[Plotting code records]
========================
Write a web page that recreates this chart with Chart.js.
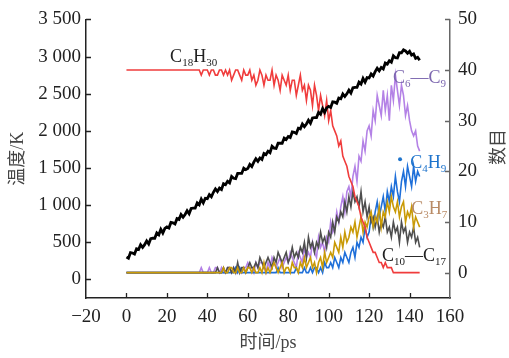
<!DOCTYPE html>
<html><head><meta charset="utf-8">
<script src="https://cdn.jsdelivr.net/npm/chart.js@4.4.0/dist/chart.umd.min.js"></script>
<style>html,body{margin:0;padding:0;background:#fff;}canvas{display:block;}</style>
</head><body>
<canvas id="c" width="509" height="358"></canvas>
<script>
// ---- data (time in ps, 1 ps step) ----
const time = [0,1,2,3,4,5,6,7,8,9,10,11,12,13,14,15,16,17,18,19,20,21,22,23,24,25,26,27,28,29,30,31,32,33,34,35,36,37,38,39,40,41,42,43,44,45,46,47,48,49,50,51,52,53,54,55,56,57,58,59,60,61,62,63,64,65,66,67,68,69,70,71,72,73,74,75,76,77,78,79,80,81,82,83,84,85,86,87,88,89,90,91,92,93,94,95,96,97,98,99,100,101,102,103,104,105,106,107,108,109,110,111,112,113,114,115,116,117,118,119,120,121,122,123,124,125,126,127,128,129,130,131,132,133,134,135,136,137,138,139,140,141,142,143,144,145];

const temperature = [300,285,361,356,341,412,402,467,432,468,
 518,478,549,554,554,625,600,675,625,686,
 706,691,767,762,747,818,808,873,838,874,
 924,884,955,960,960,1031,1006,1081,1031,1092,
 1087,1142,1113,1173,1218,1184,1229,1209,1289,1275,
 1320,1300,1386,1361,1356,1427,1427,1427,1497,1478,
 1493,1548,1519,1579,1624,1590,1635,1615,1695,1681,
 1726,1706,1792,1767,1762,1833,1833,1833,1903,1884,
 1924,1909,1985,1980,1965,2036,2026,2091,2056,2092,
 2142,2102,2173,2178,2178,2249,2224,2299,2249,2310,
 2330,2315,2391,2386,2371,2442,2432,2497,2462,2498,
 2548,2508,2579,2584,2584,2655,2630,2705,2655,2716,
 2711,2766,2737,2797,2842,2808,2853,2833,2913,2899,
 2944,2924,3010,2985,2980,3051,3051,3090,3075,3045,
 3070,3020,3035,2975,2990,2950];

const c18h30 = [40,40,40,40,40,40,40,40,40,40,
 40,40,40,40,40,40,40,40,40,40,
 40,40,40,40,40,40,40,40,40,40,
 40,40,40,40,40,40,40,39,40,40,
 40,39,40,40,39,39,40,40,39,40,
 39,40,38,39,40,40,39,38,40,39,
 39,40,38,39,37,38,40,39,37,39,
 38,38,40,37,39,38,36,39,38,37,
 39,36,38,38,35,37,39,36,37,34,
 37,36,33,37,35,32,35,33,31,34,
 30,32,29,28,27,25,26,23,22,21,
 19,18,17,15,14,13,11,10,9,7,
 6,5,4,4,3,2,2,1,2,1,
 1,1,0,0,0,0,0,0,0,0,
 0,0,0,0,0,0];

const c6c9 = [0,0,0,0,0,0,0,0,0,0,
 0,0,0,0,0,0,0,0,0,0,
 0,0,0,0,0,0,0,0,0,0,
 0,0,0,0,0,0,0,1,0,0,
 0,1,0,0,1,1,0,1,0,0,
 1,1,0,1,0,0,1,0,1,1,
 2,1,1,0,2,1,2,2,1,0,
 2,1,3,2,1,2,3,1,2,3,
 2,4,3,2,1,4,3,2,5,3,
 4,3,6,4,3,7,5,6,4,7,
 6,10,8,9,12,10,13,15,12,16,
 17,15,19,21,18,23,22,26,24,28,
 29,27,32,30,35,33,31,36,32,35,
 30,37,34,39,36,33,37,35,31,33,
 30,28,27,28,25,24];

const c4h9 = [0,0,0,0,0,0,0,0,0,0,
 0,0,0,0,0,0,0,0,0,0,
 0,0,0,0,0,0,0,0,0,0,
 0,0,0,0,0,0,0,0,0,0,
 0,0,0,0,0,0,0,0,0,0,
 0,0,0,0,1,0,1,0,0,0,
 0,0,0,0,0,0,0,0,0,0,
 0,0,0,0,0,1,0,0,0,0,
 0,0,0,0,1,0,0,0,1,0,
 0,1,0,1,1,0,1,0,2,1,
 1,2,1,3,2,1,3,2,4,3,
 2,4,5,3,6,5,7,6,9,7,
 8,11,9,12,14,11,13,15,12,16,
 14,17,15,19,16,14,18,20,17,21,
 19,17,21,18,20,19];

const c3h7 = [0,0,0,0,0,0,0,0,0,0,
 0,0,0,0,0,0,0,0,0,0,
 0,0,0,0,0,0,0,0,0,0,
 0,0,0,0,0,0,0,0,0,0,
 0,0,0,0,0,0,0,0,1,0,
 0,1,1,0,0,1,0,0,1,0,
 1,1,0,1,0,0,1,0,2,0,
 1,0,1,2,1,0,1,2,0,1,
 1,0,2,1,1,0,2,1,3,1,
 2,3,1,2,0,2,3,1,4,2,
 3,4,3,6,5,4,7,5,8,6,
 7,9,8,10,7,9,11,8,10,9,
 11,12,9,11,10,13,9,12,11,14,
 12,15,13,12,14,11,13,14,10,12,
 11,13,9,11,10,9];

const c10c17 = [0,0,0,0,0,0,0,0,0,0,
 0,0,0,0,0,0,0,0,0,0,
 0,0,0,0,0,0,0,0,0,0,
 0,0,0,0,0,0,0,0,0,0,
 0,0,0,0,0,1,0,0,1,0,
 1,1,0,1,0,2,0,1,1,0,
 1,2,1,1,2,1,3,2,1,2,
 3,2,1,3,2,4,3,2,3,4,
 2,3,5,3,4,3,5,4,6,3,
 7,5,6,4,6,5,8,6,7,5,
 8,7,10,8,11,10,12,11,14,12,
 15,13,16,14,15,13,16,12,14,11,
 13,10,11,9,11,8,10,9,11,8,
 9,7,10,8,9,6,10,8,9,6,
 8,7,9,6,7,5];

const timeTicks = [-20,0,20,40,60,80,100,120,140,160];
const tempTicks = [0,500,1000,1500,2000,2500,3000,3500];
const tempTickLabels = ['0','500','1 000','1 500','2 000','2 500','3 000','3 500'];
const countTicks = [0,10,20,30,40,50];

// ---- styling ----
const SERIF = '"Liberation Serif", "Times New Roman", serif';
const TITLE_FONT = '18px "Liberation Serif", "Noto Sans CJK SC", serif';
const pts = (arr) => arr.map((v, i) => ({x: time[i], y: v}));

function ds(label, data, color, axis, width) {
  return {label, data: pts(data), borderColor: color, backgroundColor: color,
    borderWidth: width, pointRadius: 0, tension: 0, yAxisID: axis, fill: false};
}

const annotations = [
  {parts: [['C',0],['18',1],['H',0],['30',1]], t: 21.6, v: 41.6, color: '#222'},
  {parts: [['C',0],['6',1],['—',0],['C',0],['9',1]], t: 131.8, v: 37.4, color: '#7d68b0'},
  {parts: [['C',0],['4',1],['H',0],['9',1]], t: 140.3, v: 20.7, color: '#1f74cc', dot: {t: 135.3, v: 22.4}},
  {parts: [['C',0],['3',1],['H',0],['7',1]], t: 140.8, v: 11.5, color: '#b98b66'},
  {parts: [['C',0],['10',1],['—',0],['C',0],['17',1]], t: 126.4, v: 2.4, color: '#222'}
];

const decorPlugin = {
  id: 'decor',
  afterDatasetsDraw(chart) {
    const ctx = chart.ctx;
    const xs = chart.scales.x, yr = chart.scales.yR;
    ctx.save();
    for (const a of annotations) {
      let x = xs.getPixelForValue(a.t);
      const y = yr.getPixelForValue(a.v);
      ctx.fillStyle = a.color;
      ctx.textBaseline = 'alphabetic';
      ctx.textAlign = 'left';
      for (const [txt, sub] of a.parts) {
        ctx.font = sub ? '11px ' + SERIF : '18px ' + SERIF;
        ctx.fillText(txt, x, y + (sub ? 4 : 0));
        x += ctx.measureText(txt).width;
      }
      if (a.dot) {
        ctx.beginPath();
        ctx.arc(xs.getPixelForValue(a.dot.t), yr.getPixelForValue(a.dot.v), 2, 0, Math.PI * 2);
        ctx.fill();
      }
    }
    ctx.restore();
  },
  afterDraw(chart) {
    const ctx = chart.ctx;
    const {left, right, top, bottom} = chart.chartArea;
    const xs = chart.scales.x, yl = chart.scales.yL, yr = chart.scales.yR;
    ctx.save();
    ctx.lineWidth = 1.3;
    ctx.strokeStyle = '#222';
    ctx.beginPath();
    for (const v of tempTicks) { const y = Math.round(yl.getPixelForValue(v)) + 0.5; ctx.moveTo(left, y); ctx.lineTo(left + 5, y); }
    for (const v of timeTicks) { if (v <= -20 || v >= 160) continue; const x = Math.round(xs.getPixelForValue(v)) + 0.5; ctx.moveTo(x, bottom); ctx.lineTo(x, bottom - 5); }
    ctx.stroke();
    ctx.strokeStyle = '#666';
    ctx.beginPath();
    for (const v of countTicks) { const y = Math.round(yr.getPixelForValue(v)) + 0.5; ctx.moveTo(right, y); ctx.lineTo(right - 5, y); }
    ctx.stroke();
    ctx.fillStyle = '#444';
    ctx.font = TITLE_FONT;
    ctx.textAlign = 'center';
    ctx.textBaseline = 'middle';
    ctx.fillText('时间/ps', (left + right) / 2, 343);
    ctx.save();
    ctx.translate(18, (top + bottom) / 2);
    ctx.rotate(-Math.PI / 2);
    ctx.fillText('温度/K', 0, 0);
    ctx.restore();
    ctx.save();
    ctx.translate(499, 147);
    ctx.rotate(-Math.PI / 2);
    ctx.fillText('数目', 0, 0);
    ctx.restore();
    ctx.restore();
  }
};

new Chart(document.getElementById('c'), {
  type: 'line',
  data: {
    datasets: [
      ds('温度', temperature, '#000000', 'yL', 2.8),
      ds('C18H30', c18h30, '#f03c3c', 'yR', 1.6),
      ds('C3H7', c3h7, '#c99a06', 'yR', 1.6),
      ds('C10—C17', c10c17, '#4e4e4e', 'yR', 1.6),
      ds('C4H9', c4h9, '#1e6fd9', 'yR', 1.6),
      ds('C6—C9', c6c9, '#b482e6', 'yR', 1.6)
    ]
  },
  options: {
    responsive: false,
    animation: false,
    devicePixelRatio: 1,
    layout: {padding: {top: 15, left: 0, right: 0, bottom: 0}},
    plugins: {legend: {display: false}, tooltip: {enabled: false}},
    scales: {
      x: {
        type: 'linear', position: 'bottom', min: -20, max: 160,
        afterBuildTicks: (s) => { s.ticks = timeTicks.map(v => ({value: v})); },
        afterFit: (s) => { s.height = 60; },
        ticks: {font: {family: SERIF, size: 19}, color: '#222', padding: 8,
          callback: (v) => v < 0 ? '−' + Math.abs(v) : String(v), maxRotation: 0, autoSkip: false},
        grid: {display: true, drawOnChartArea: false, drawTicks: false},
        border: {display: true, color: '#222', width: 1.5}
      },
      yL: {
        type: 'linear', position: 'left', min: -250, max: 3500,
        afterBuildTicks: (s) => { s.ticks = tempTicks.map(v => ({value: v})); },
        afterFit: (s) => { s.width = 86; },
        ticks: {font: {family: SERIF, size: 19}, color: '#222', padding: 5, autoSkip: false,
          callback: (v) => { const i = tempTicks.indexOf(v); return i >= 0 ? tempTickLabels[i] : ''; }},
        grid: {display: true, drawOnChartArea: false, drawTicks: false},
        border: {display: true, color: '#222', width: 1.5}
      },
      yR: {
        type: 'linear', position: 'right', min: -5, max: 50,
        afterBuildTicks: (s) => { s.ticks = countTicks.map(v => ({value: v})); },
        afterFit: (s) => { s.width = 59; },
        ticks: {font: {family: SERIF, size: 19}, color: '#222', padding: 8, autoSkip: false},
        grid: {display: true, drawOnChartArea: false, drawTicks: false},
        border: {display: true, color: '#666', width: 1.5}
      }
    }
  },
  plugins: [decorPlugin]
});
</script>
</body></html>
========================
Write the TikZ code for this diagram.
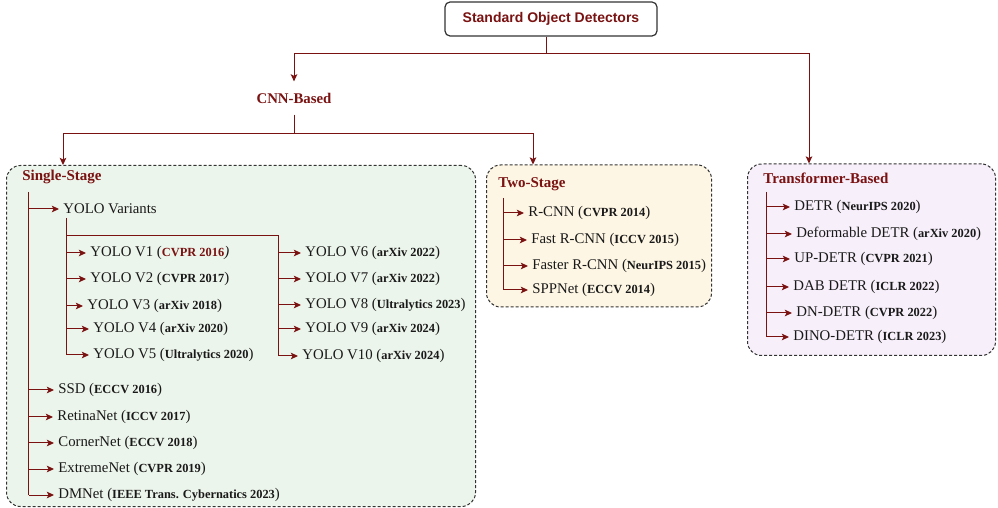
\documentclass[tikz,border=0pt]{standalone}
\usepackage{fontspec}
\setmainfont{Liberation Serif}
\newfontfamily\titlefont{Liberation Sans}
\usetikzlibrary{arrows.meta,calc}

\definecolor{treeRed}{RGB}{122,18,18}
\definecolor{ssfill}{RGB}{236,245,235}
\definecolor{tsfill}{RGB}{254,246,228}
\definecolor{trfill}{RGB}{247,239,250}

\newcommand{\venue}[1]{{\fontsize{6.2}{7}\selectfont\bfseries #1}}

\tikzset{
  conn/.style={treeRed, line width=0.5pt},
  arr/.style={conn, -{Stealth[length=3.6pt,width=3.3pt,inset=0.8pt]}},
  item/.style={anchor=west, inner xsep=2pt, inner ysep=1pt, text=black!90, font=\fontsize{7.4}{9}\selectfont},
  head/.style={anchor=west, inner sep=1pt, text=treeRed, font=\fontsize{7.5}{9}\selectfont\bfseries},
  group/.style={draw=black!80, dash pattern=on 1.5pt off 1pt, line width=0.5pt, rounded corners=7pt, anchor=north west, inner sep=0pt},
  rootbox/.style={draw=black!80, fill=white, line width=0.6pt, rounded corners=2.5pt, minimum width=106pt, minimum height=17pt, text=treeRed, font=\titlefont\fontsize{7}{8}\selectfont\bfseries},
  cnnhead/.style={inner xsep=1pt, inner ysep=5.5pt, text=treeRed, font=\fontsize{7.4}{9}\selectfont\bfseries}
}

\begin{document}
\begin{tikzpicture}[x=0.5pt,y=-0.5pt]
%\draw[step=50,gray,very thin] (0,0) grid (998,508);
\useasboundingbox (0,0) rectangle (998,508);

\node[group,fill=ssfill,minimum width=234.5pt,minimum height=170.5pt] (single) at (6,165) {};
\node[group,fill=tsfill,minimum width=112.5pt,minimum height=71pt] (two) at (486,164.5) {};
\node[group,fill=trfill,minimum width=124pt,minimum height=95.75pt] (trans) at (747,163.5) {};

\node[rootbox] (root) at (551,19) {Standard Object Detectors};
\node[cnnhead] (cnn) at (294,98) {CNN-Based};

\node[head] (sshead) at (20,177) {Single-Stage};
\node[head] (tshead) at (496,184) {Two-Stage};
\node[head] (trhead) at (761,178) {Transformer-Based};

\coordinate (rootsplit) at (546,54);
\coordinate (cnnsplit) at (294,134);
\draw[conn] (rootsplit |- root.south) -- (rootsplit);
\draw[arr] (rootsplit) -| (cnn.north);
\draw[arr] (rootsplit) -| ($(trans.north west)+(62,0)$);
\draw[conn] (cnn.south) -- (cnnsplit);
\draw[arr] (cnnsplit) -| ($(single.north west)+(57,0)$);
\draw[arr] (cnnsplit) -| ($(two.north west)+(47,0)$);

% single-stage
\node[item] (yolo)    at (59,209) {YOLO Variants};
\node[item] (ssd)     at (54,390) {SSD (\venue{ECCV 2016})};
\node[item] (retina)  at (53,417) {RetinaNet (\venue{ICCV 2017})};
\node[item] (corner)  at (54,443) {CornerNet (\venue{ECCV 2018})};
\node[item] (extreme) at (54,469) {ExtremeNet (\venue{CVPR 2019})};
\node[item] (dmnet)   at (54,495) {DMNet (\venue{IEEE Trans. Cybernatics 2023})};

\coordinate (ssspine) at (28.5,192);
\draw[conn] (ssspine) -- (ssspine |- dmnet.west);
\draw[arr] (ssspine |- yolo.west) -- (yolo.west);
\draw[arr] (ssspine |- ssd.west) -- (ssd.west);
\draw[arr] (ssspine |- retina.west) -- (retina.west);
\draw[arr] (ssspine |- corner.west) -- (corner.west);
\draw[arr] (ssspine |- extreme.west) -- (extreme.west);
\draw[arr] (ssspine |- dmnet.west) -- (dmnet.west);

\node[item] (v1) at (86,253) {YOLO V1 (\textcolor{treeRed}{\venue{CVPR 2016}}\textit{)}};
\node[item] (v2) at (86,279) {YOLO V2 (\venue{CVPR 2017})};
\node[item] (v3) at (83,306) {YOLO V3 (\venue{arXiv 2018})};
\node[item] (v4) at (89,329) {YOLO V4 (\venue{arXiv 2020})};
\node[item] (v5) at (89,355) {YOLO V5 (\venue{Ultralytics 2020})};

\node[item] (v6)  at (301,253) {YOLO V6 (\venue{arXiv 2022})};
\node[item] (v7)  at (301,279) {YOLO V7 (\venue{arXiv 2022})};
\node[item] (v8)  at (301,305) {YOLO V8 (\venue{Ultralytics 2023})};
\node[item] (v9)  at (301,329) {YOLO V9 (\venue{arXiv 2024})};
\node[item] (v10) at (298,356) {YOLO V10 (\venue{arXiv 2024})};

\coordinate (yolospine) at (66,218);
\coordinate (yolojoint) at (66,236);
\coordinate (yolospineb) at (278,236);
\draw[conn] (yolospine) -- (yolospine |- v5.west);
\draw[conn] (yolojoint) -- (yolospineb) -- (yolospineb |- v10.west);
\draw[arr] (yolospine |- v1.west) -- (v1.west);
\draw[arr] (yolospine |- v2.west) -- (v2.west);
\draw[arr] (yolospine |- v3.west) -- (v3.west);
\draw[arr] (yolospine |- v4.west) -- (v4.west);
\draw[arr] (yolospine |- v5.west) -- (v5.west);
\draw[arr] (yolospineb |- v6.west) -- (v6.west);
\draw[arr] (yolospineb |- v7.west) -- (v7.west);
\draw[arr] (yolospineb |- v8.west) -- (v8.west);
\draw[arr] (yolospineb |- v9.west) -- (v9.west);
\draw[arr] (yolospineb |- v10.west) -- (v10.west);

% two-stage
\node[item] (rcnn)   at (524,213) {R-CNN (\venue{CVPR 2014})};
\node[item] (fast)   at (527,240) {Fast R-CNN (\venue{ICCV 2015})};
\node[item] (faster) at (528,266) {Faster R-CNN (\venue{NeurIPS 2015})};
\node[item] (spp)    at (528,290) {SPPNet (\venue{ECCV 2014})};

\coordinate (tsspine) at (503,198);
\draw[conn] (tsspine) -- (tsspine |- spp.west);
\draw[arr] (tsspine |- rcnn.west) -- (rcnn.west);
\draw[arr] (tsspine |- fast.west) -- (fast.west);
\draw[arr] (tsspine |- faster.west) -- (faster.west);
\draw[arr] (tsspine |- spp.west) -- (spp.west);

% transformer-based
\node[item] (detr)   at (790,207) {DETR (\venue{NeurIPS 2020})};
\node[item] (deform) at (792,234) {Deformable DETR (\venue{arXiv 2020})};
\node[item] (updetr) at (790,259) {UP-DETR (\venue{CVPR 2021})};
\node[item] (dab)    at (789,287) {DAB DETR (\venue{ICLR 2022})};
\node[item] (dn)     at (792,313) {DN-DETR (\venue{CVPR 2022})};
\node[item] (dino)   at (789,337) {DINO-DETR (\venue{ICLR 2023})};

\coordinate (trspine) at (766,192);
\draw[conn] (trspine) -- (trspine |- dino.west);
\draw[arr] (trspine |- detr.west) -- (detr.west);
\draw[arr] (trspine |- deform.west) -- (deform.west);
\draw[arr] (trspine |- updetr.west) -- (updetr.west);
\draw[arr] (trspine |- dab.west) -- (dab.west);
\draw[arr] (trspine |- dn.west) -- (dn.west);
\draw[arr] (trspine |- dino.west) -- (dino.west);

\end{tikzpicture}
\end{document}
========================
Begin with the line that contains "Write a web" and end with the line that contains "3070,3020,3035,2975,2990,2950];"; write out both and all lines between exactly, but no pictures.

▶ _Result of the exercise_
Write a web page that recreates this chart with Chart.js.
<!DOCTYPE html>
<html><head><meta charset="utf-8">
<script src="https://cdn.jsdelivr.net/npm/chart.js@4.4.0/dist/chart.umd.min.js"></script>
<style>html,body{margin:0;padding:0;background:#fff;}canvas{display:block;}</style>
</head><body>
<canvas id="c" width="509" height="358"></canvas>
<script>
// ---- data (time in ps, 1 ps step) ----
const time = [0,1,2,3,4,5,6,7,8,9,10,11,12,13,14,15,16,17,18,19,20,21,22,23,24,25,26,27,28,29,30,31,32,33,34,35,36,37,38,39,40,41,42,43,44,45,46,47,48,49,50,51,52,53,54,55,56,57,58,59,60,61,62,63,64,65,66,67,68,69,70,71,72,73,74,75,76,77,78,79,80,81,82,83,84,85,86,87,88,89,90,91,92,93,94,95,96,97,98,99,100,101,102,103,104,105,106,107,108,109,110,111,112,113,114,115,116,117,118,119,120,121,122,123,124,125,126,127,128,129,130,131,132,133,134,135,136,137,138,139,140,141,142,143,144,145];

const temperature = [300,285,361,356,341,412,402,467,432,468,
 518,478,549,554,554,625,600,675,625,686,
 706,691,767,762,747,818,808,873,838,874,
 924,884,955,960,960,1031,1006,1081,1031,1092,
 1087,1142,1113,1173,1218,1184,1229,1209,1289,1275,
 1320,1300,1386,1361,1356,1427,1427,1427,1497,1478,
 1493,1548,1519,1579,1624,1590,1635,1615,1695,1681,
 1726,1706,1792,1767,1762,1833,1833,1833,1903,1884,
 1924,1909,1985,1980,1965,2036,2026,2091,2056,2092,
 2142,2102,2173,2178,2178,2249,2224,2299,2249,2310,
 2330,2315,2391,2386,2371,2442,2432,2497,2462,2498,
 2548,2508,2579,2584,2584,2655,2630,2705,2655,2716,
 2711,2766,2737,2797,2842,2808,2853,2833,2913,2899,
 2944,2924,3010,2985,2980,3051,3051,3090,3075,3045,
 3070,3020,3035,2975,2990,2950];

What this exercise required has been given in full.